Dünya üzerinde yazılmış hiçbir beşeri kitaba, böyle bir saygısızlık yapılarak, bu kitap şu dilden, diğer dillere çevrilemez denmemiştir. Arapça, Çince ya da Hintçe yazılmış ilmi kitapların tamamı, tüm dillere çevrilip, anlaşılıyor hatta bu kitaplardan bilim adamları yetişiyorsa, bizler nasıl olurda Allah katından gelmiş, eşi benzeri olmayan bir NUR için, başka dillere tam çevrilemez diyoruz. Bu ne saygısızlık. Buna nasıl inanırız. Allah ın iyi niyetli kullarının, gönül gözünü açacağına söz verdiği gerçeğinden yola çıkarak, ur'an ı/Furkan ı korkmadan, tedirgin olmadan anlamaya çalışalım. Kur'an da yapılan tekrarlar, inanın bizlere çok şeyler anlatıyor ve ayetler tahrif etmek isteyenlerin, yalanlarını ortaya çıkartıyor.
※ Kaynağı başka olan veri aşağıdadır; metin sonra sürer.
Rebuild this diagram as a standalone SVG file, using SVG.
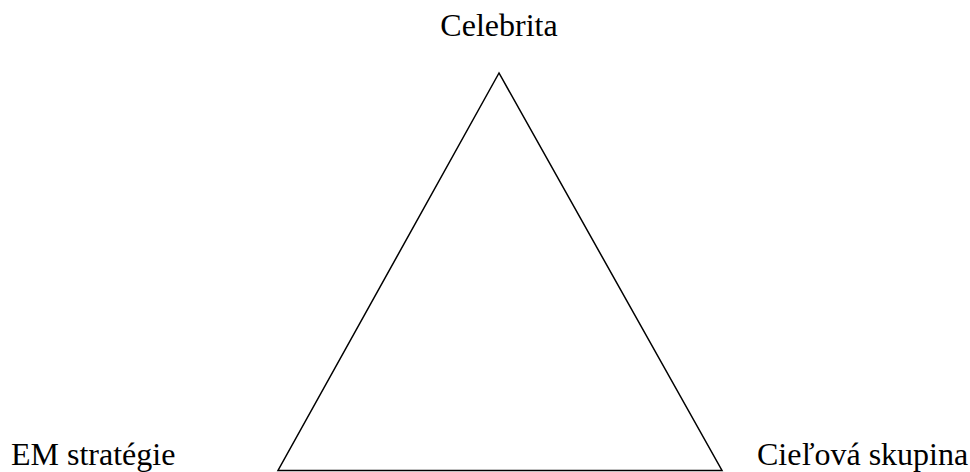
<svg xmlns="http://www.w3.org/2000/svg" width="970" height="472" viewBox="0 0 970 472">
<style>
.lbl{font-family:'Liberation Serif','Times New Roman',serif;font-size:32px;fill:#000}
.edge{fill:none;stroke:#000;stroke-width:1.5;stroke-linejoin:miter}
</style>
<rect width="970" height="472" fill="#fff"/>
<g id="connectors">
<polygon class="edge" points="499,73 278,470.5 722,470.5"/>
</g>
<g id="celebrita"><text class="lbl" x="499" y="35.5" text-anchor="middle">Celebrita</text></g>
<g id="em-strategie"><text class="lbl" x="11" y="465">EM stratégie</text></g>
<g id="cielova-skupina"><text class="lbl" x="757" y="465">Cieľová skupina</text></g>
</svg>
Yeterki bizler azimle anlayabilmek için çaba harcayalım. DİN TACİRLERİNİN AMACI, BİZLERİN BU ÇABASINI BALTALAMAK VE BİZLERİ TESLİM ALARAK ALLAH İLE ALDATMAK, BİZLERİN SIRTINDAN GEÇİNMEK İSTİYORLAR. AMA ALLAH IN İZNİYLE, BUNU BAŞARAMAYACAKLAR.
Bu çabamızın sonunda, zamanla gerçekleri nasıl fark edeceğinizi göreceksiniz. GAYRET BİZDEN, YARDIM ALLAH DAN. Bu imtihan zorlu bir imtihan. Özveriyle çaba harcayan, inanın mükâfatını, karşılığını Allah dan görecektir.